Submitted via IRC for SoyCow5743
On Friday, Equifax announced that two top executives would be retiring in the aftermath of the company's massive security breach that affected 143 million Americans.
According to a press release, the company said that its Chief Information Officer, David Webb, and Chief Security Officer, Susan Mauldin, would be leaving the company immediately and were being replaced by internal staff. Mark Rohrwasser, who has lead Equifax's international IT operations, is the company's new interim CIO. Russ Ayres, who had been a vice president for IT at Equifax, has been named as the company's new interim CSO.
The notorious breach was accomplished by exploiting a Web application vulnerability that had been patched in early March 2017.
However, the company's Friday statement also noted for the first time that Equifax did not actually apply the patch to address the Apache Struts vulnerability (CVE-2017-5638) until after the breach was discovered on July 29, 2017.
Source: https://arstechnica.com/tech-policy/2017/09/equifax-cio-cso-retire-in-wake-of-huge-security-breach/
(Score: 4, Interesting) by Thexalon on Monday September 18 2017, @12:32PM (2 children)
Their "actual customers" are businesses that want to run credit checks on ordinary people.
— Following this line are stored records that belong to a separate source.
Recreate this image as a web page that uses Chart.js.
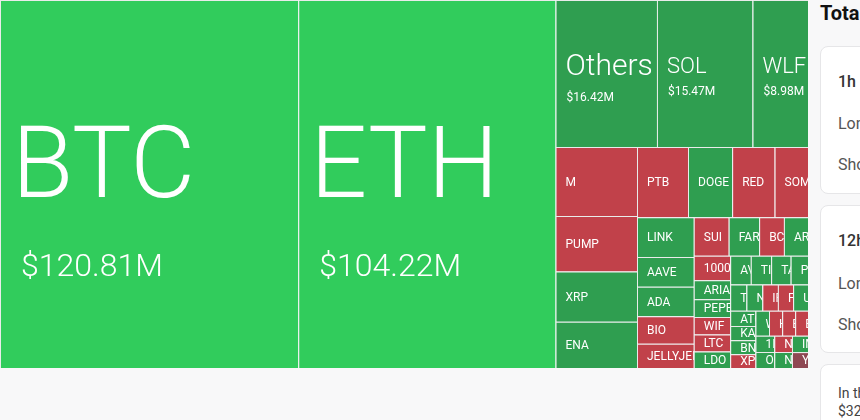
<!DOCTYPE html>
<html>
<head>
<meta charset="utf-8">
<script src="https://cdn.jsdelivr.net/npm/chart.js@4.4.1/dist/chart.umd.min.js"></script>
<style>
    body { margin: 0; width: 860px; height: 420px; overflow: hidden; background: #f8f8f9; font-family: Roboto, sans-serif; position: relative; }
    #wrap { position: absolute; left: 0; top: 0; width: 808px; height: 368px; }
    #side { position: absolute; left: 808px; top: 0; width: 52px; height: 420px; overflow: hidden; }
    .ttl { position: absolute; left: 12px; top: 2px; font-size: 20px; font-weight: 700; color: #111; white-space: nowrap; line-height: 22px; }
    .card { position: absolute; left: 12px; width: 300px; background: #fff; border: 1px solid #e6e6e8; border-radius: 8px; }
    .t { position: absolute; left: 17px; white-space: nowrap; line-height: 20px; font-size: 16px; color: #555; }
    .h { font-weight: 500; color: #333; }
    .s { font-size: 14px; color: #444; }
</style>
</head>
<body>
<div id="wrap"><canvas id="MapChart"></canvas></div>
<div id="side">
    <div class="ttl">Total Liquidations</div>
    <div class="card" style="top:46px;height:146px">
        <div class="t h" style="top:25px">1h</div>
        <div class="t" style="top:67px">Long</div>
        <div class="t" style="top:108px">Short</div>
    </div>
    <div class="card" style="top:205px;height:146px">
        <div class="t h" style="top:25px">12h</div>
        <div class="t" style="top:68px">Long</div>
        <div class="t" style="top:109px">Short</div>
    </div>
    <div class="card" style="top:364px;height:120px">
        <div class="t s" style="top:18px">In the past 24 hours</div>
        <div class="t s" style="top:36px" id="total"></div>
    </div>
</div>
<script>
// liquidations per coin, $M (largest first)
const coins = ['BTC', 'ETH', 'Others', 'SOL', 'WLFI', 'M', 'PUMP', 'XRP', 'ENA', 'PTB', 'DOGE', 'RED', 'SOMI',
    'LINK', 'AAVE', 'ADA', 'BIO', 'JELLYJELLY', 'SUI', 'FARTCOIN', 'BCH', 'ARB', '1000BONK', 'ARIA', 'PEPE', 'WIF',
    'LTC', 'LDO', 'AVAX', 'TIA', 'TAO', 'PENGU', 'TRX', 'NEAR', 'IP', 'FIL', 'UNI', 'ATOM', 'KAITO', 'BNB', 'XPL',
    'WLD', 'HYPE', 'ETC', 'BERA', '1INCH', 'OP', 'NEIRO', 'NMR', 'IMX', 'YGG'];
const liqValues = [120.81, 104.22, 16.42, 15.47, 8.98, 6.17, 4.98, 4.52, 4.14, 3.94, 3.41, 3.28, 2.58,
    2.48, 1.86, 1.85, 1.72, 1.51, 1.48, 1.29, 1.05, 1.02, 0.98, 0.76, 0.72, 0.70,
    0.68, 0.66, 0.655, 0.645, 0.62, 0.55, 0.47, 0.46, 0.45, 0.44, 0.43, 0.42, 0.40, 0.39, 0.38,
    0.37, 0.36, 0.355, 0.35, 0.34, 0.33, 0.32, 0.31, 0.29, 0.28];
// 2 strong long, 1 long, -1 short, -2 strong short
const sentiment = [2, 2, 1, 1, 1, -1, -1, 1, 1, -1, 1, -1, -1,
    1, 1, 1, -1, -1, -1, 1, -1, 1, -1, 1, 1, -1,
    -1, 1, 1, 1, 1, 1, 1, 1, -1, -1, 1, 1, 1, 1, -1,
    1, -1, -1, -1, 1, 1, -1, 1, 1, -2];

const colors = { '2': '#31cc5c', '1': '#2f9e50', '-1': '#c1414a', '-2': '#8f4853' };

// squarified layout with golden-ratio target (same rule echarts uses)
function worst(row, area, fixed, ratio) {
    let max = 0, min = Infinity;
    row.forEach(r => { if (r.area) { min = Math.min(min, r.area); max = Math.max(max, r.area); } });
    const sq = area * area, f = fixed * fixed * ratio;
    return sq ? Math.max(f * max / sq, sq / (f * min)) : Infinity;
}
function place(row, area, fixed, rect, flush, out) {
    const horiz = fixed === rect.width;
    let last = horiz ? rect.x : rect.y;
    let other = fixed ? area / fixed : 0;
    const avail = horiz ? rect.height : rect.width;
    if (flush || other > avail) other = avail;
    const end = horiz ? rect.x + rect.width : rect.y + rect.height;
    row.forEach((r, n) => {
        const step = other ? r.area / other : 0;
        const remain = end - last;
        const len = (n === row.length - 1 || remain < step) ? remain : step;
        out[r.i] = horiz ? { x: last, y: rect.y, w: len, h: other } : { x: rect.x, y: last, w: other, h: len };
        last += len;
    });
    if (horiz) { rect.y += other; rect.height -= other; } else { rect.x += other; rect.width -= other; }
}
function squarify(vals, W, H, ratio) {
    const total = vals.reduce((a, b) => a + b, 0);
    const items = vals.map((v, i) => ({ i: i, area: v / total * W * H })).sort((a, b) => b.area - a.area);
    const rect = { x: 0, y: 0, width: W, height: H };
    const out = [];
    let fixed = Math.min(W, H), best = Infinity, row = [], rowArea = 0;
    for (let k = 0; k < items.length;) {
        row.push(items[k]);
        rowArea += items[k].area;
        const score = worst(row, rowArea, fixed, ratio);
        if (score <= best) {
            k++;
            best = score;
        } else {
            rowArea -= row.pop().area;
            place(row, rowArea, fixed, rect, false, out);
            fixed = Math.min(rect.width, rect.height);
            row = [];
            rowArea = 0;
            best = Infinity;
        }
    }
    if (row.length) place(row, rowArea, fixed, rect, true, out);
    return out;
}

class TreemapController extends Chart.DatasetController {
    update(mode) {
        const meta = this._cachedMeta;
        this.updateElements(meta.data, 0, meta.data.length, mode);
    }
    updateElements(rects, start, count, mode) {
        const xs = this._cachedMeta.xScale, ys = this._cachedMeta.yScale;
        const boxes = squarify(this.getDataset().data, xs.width, ys.height, (1 + Math.sqrt(5)) / 2);
        for (let i = start; i < start + count; i++) {
            const b = boxes[i];
            const l = xs.getPixelForValue(b.x / xs.width * 100);
            const r = xs.getPixelForValue((b.x + b.w) / xs.width * 100);
            const t = ys.getPixelForValue(b.y / ys.height * 100);
            const bt = ys.getPixelForValue((b.y + b.h) / ys.height * 100);
            this.updateElement(rects[i], i, {
                x: (l + r) / 2, y: t, base: bt, width: r - l, height: bt - t,
                horizontal: false, inflateAmount: 0, enableBorderRadius: false,
                borderSkipped: { top: false, bottom: false, left: false, right: false },
                options: this.resolveDataElementOptions(i, mode)
            }, mode);
        }
    }
    draw() {
        super.draw();
        const ctx = this.chart.ctx;
        this._cachedMeta.data.forEach((el, i) => {
            const l = el.x - el.width / 2, t = el.y, w = el.width, h = el.base - el.y;
            const c = t + h / 2;
            const name = coins[i];
            const value = '$' + liqValues[i].toFixed(2) + 'M';
            ctx.save();
            ctx.beginPath();
            ctx.rect(l, t, w, h);
            ctx.clip();
            ctx.fillStyle = '#fff';
            ctx.textAlign = 'left';
            ctx.textBaseline = 'alphabetic';
            if (w * h > 50000) {
                ctx.font = '300 100px Roboto';
                ctx.fillText(name, l + 12, c + 13);
                ctx.font = '300 32px Roboto';
                ctx.fillText(value, l + 21, c + 92);
            } else if (w * h > 7000) {
                const f = name === 'Others' ? 30 : 22;
                ctx.font = '300 ' + f + 'px Roboto';
                ctx.fillText(name, l + 10, c + (f - 22) * 0.3 - 1);
                ctx.font = '12px Roboto';
                ctx.fillText(value, l + 11, c + 21 + (f - 22) * 0.8);
            } else {
                ctx.font = '12px Roboto';
                ctx.fillText(name, l + 10, c + 4.3);
            }
            ctx.restore();
        });
    }
}
TreemapController.id = 'treemap';
TreemapController.defaults = { datasetElementType: false, dataElementType: 'bar' };
Chart.register(TreemapController);

const mapCtx = document.getElementById('MapChart').getContext('2d');
const MapChart = new Chart(mapCtx, {
    type: 'treemap',
    data: {
        datasets: [{
            label: 'Liquidations $M',
            data: liqValues,
            backgroundColor: (c) => colors[sentiment[c.dataIndex]],
            borderColor: '#e9ecea',
            borderWidth: { top: 1, left: 1, right: 0, bottom: 0 }
        }]
    },
    options: {
        responsive: true,
        maintainAspectRatio: false,
        animation: false,
        events: [],
        layout: { padding: 0 },
        plugins: { legend: { display: false }, tooltip: { enabled: false } },
        scales: {
            x: { type: 'linear', min: 0, max: 100, display: false },
            y: { type: 'linear', min: 0, max: 100, reverse: true, display: false }
        }
    }
});

document.getElementById('total').textContent = '$' + liqValues.reduce((a, b) => a + b, 0).toFixed(2) + 'M';
</script>
</body>
</html>
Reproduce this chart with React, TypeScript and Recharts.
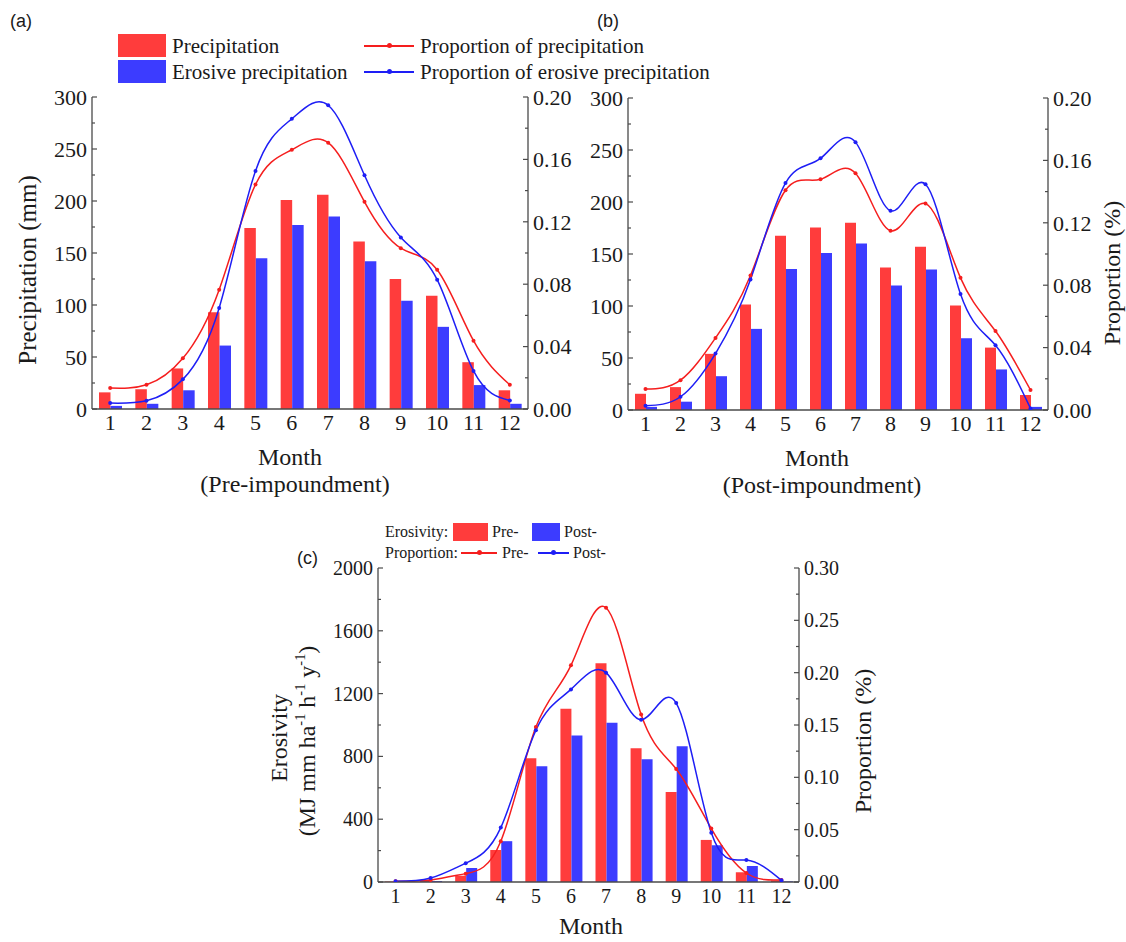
import React from 'react'
import { ComposedChart, Bar, Line, XAxis, YAxis } from 'recharts'

// Month categories shared by all three panels
const months = ['1', '2', '3', '4', '5', '6', '7', '8', '9', '10', '11', '12']

// (a) pre-impoundment precipitation (mm) and proportions
const preRain = [16, 19, 39, 93, 174, 201, 206, 161, 125, 109, 45, 18]
const preErosiveRain = [3, 5, 18, 61, 145, 177, 185, 142, 104, 79, 23, 5]
const preRainShare = [0.0134, 0.0155, 0.0325, 0.0765, 0.1439, 0.1662, 0.1707, 0.1328, 0.1031, 0.0893, 0.0438, 0.0155]
const preErosiveShare = [0.0038, 0.0053, 0.019, 0.0648, 0.1526, 0.186, 0.1947, 0.1498, 0.11, 0.0829, 0.0244, 0.0055]

// (b) post-impoundment precipitation (mm) and proportions
const postRain = [15.6, 22, 54, 101.5, 167.5, 175.5, 180, 137, 157, 100.5, 60, 14.4]
const postErosiveRain = [3, 8, 32.5, 78, 135.6, 151, 160, 119.7, 135, 69, 39, 3]
const postRainShare = [0.0134, 0.0191, 0.0462, 0.0862, 0.1409, 0.1479, 0.1517, 0.1149, 0.1323, 0.0847, 0.0506, 0.0128]
const postErosiveShare = [0.0028, 0.0085, 0.0362, 0.0836, 0.1455, 0.1613, 0.1717, 0.1277, 0.1447, 0.0743, 0.0415, 0.001]

// (c) rainfall erosivity pre/post and proportions
const erosivityPre = [3, 10, 40, 204, 788, 1103, 1393, 852, 573, 268, 62, 10]
const erosivityPost = [2, 6, 89, 260, 737, 933, 1014, 782, 865, 234, 102, 4]
const erosivitySharePre = [0.0006, 0.002, 0.008, 0.039, 0.148, 0.207, 0.262, 0.16, 0.108, 0.051, 0.0086, 0.002]
const erosivitySharePost = [0.0006, 0.0038, 0.018, 0.052, 0.145, 0.184, 0.2, 0.155, 0.171, 0.047, 0.021, 0.0016]

// axis ticks (major + minor)
const rainTicks = [0, 25, 50, 75, 100, 125, 150, 175, 200, 225, 250, 275, 300]
const shareTicks = [0, 0.02, 0.04, 0.06, 0.08, 0.1, 0.12, 0.14, 0.16, 0.18, 0.2]
const erosivityTicks = [0, 200, 400, 600, 800, 1000, 1200, 1400, 1600, 1800, 2000]
const erosivityShareTicks = [0, 0.025, 0.05, 0.075, 0.1, 0.125, 0.15, 0.175, 0.2, 0.225, 0.25, 0.275, 0.3]

const RED = '#ff3c3c'
const BLUE = '#3c3cff'
const RED_LINE = '#f51e1e'
const BLUE_LINE = '#1e1ef5'
const AXIS = '#4a4a4a'
const TEXT = '#1a1a1a'
const SERIF = '"Liberation Serif", "Times New Roman", serif'
const SANS = '"Liberation Sans", Arial, sans-serif'

const isMajor = (v: number, step: number) => Math.abs(v / step - Math.round(v / step)) < 1e-6

// y tick drawn inward, label outside
const makeYTick = (axisX: number, side: 'left' | 'right', step: number, digits: number, size: number) =>
  (props: any) => {
    const { y, payload } = props
    const v = payload.value as number
    const major = isMajor(v, step)
    const dir = side === 'left' ? 1 : -1
    const len = major ? 5 : 3
    return (
      <g>
        <line x1={axisX} x2={axisX + dir * len} y1={y} y2={y} stroke={AXIS} strokeWidth={1.2} />
        {major && (
          <text
            x={side === 'left' ? axisX - 5 : axisX + 5}
            y={y}
            dy="0.35em"
            textAnchor={side === 'left' ? 'end' : 'start'}
            fontFamily={SERIF}
            fontSize={size}
            fill={TEXT}
          >
            {v.toFixed(digits)}
          </text>
        )}
      </g>
    )
  }

const makeXTick = (axisY: number, size: number) => (props: any) => (
  <text x={props.x} y={axisY + 21} textAnchor="middle" fontFamily={SERIF} fontSize={size} fill={TEXT}>
    {props.payload.value}
  </text>
)

interface PanelProps {
  left: number
  top: number
  width: number
  height: number
  plot: { x0: number; x1: number; y0: number; y1: number }
  barA: number[]
  barB: number[]
  lineA: number[]
  lineB: number[]
  leftMax: number
  leftTicks: number[]
  leftStep: number
  rightMax: number
  rightTicks: number[]
  rightStep: number
  fontSize: number
  barSize: number
}

function Panel(p: PanelProps) {
  const data = months.map((m, i) => ({
    month: m,
    barA: p.barA[i],
    barB: p.barB[i],
    lineA: p.lineA[i],
    lineB: p.lineB[i],
  }))
  const { x0, x1, y0, y1 } = p.plot
  return (
    <div style={{ position: 'absolute', left: p.left, top: p.top }}>
      <ComposedChart
        width={p.width}
        height={p.height}
        data={data}
        margin={{ top: y0, right: 0, bottom: 0, left: 0 }}
        barGap={0}
      >
        <XAxis
          xAxisId="bottom"
          dataKey="month"
          height={p.height - y1}
          axisLine={{ stroke: AXIS, strokeWidth: 1.3 }}
          tickLine={false}
          interval={0}
          tick={makeXTick(y1, p.fontSize)}
        />
        <XAxis xAxisId="top" dataKey="month" orientation="top" height={0} tick={false} tickLine={false}
          axisLine={{ stroke: AXIS, strokeWidth: 1.3 }} />
        <YAxis
          yAxisId="left"
          width={x0}
          domain={[0, p.leftMax]}
          ticks={p.leftTicks}
          interval={0}
          allowDataOverflow
          axisLine={{ stroke: AXIS, strokeWidth: 1.3 }}
          tickLine={false}
          tick={makeYTick(x0, 'left', p.leftStep, 0, p.fontSize)}
        />
        <YAxis
          yAxisId="right"
          orientation="right"
          width={p.width - x1}
          domain={[0, p.rightMax]}
          ticks={p.rightTicks}
          interval={0}
          allowDataOverflow
          axisLine={{ stroke: AXIS, strokeWidth: 1.3 }}
          tickLine={false}
          tick={makeYTick(x1, 'right', p.rightStep, 2, p.fontSize)}
        />
        <Bar xAxisId="bottom" yAxisId="left" dataKey="barA" fill={RED} barSize={p.barSize} isAnimationActive={false} />
        <Bar xAxisId="bottom" yAxisId="left" dataKey="barB" fill={BLUE} barSize={p.barSize} isAnimationActive={false} />
        <Line xAxisId="bottom" yAxisId="right" type="natural" dataKey="lineA" stroke={RED_LINE} strokeWidth={1.5}
          dot={{ r: 2, fill: RED_LINE, stroke: RED_LINE, strokeWidth: 0 }} isAnimationActive={false} />
        <Line xAxisId="bottom" yAxisId="right" type="natural" dataKey="lineB" stroke={BLUE_LINE} strokeWidth={1.5}
          dot={{ r: 2, fill: BLUE_LINE, stroke: BLUE_LINE, strokeWidth: 0 }} isAnimationActive={false} />
      </ComposedChart>
    </div>
  )
}

// plain text placed by its left edge (or centre) and vertical centre
function T({ x, y, size, center, rotate, font, children }: any) {
  const tx = center || rotate ? '-50%' : '0'
  return (
    <div
      style={{
        position: 'absolute',
        left: x,
        top: y,
        fontSize: size,
        fontFamily: font || SERIF,
        color: TEXT,
        whiteSpace: 'nowrap',
        lineHeight: 1,
        transform: `translate(${tx}, -50%)${rotate ? ' rotate(-90deg)' : ''}`,
      }}
    >
      {children}
    </div>
  )
}

function Box({ x, y, w, h, color }: any) {
  return <div style={{ position: 'absolute', left: x, top: y, width: w, height: h, background: color }} />
}

function LineKey({ x, y, w, color }: any) {
  return (
    <div style={{ position: 'absolute', left: x, top: y - 1, width: w, height: 1.6, background: color }}>
      <div style={{ position: 'absolute', left: w / 2 - 2.5, top: -1.7, width: 5, height: 5, borderRadius: 3, background: color }} />
    </div>
  )
}

export default function App() {
  const sup = { fontSize: '0.6em', verticalAlign: '0.7em' }
  return (
    <div style={{ position: 'relative', width: 1126, height: 942, background: '#fff', overflow: 'hidden' }}>
      <style>{'body{margin:0}'}</style>

      <Panel
        left={0} top={0} width={600} height={470}
        plot={{ x0: 92, x1: 528, y0: 97, y1: 409 }}
        barA={preRain} barB={preErosiveRain} lineA={preRainShare} lineB={preErosiveShare}
        leftMax={300} leftTicks={rainTicks} leftStep={50}
        rightMax={0.2} rightTicks={shareTicks} rightStep={0.04}
        fontSize={22} barSize={11.5}
      />
      <Panel
        left={560} top={0} width={566} height={470}
        plot={{ x0: 68, x1: 488, y0: 98, y1: 410 }}
        barA={postRain} barB={postErosiveRain} lineA={postRainShare} lineB={postErosiveShare}
        leftMax={300} leftTicks={rainTicks} leftStep={50}
        rightMax={0.2} rightTicks={shareTicks} rightStep={0.04}
        fontSize={22} barSize={11}
      />
      <Panel
        left={270} top={500} width={600} height={442}
        plot={{ x0: 108, x1: 529, y0: 68, y1: 382 }}
        barA={erosivityPre} barB={erosivityPost} lineA={erosivitySharePre} lineB={erosivitySharePost}
        leftMax={2000} leftTicks={erosivityTicks} leftStep={400}
        rightMax={0.3} rightTicks={erosivityShareTicks} rightStep={0.05}
        fontSize={20} barSize={11}
      />

      {/* panel tags */}
      <T x={10} y={21} size={18} font={SANS}>(a)</T>
      <T x={597} y={21} size={18} font={SANS}>(b)</T>
      <T x={297} y={558} size={18} font={SANS}>(c)</T>

      {/* legend (a)/(b) */}
      <Box x={118} y={34} w={48} h={23} color={RED} />
      <Box x={118} y={60} w={48} h={23} color={BLUE} />
      <T x={172} y={46} size={21}>Precipitation</T>
      <T x={172} y={72} size={21}>Erosive precipitation</T>
      <LineKey x={364} y={46} w={50} color={RED_LINE} />
      <LineKey x={364} y={72} w={50} color={BLUE_LINE} />
      <T x={420} y={46} size={21}>Proportion of precipitation</T>
      <T x={420} y={72} size={21}>Proportion of erosive precipitation</T>

      {/* axis titles (a) */}
      <T x={27} y={270} size={25} rotate>Precipitation (mm)</T>
      <T x={290} y={457} size={24} center>Month</T>
      <T x={295} y={484} size={24} center>(Pre-impoundment)</T>

      {/* axis titles (b) */}
      <T x={1112} y={273} size={24} rotate>Proportion (%)</T>
      <T x={817} y={458} size={24} center>Month</T>
      <T x={822} y={485} size={24} center>(Post-impoundment)</T>

      {/* legend (c) */}
      <T x={385} y={532} size={16}>Erosivity:</T>
      <Box x={453} y={523} w={35} h={18} color={RED} />
      <T x={492} y={532} size={16}>Pre-</T>
      <Box x={532} y={523} w={28} h={18} color={BLUE} />
      <T x={564} y={532} size={16}>Post-</T>
      <T x={385} y={553} size={16}>Proportion:</T>
      <LineKey x={461} y={553} w={36} color={RED_LINE} />
      <T x={502} y={553} size={16}>Pre-</T>
      <LineKey x={538} y={553} w={31} color={BLUE_LINE} />
      <T x={573} y={553} size={16}>Post-</T>

      {/* axis titles (c) */}
      <T x={279} y={738} size={24} rotate>Erosivity</T>
      <T x={306} y={741} size={24} rotate>
        (MJ mm ha<span style={sup}>-1</span> h<span style={sup}>-1</span> y<span style={sup}>-1</span>)
      </T>
      <T x={863} y={741} size={24} rotate>Proportion (%)</T>
      <T x={591} y={926} size={24} center>Month</T>
    </div>
  )
}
Which, since many businesses use credit rating as a measure of overall responsibility, is more than you might think. For instance, it's pretty common for employers to run credit checks on people they're considering hiring (which makes it harder if you have bad credit to get a job, making it harder to fix your credit).
The only thing that stops a bad guy with a compiler is a good guy with a compiler.
(Score: 0) by Anonymous Coward on Monday September 18 2017, @05:43PM
So we need to cross our fingers that whoever is behind this breech sells it to their "actual customer" for less and undercuts Equifax's business.
(Score: 2) by frojack on Wednesday September 20 2017, @07:02PM
Gee, its too bad Equifax is powerless to protect credit rating of the ordinary people [equifax.com] who's data was breached.
No, you are mistaken. I've always had this sig.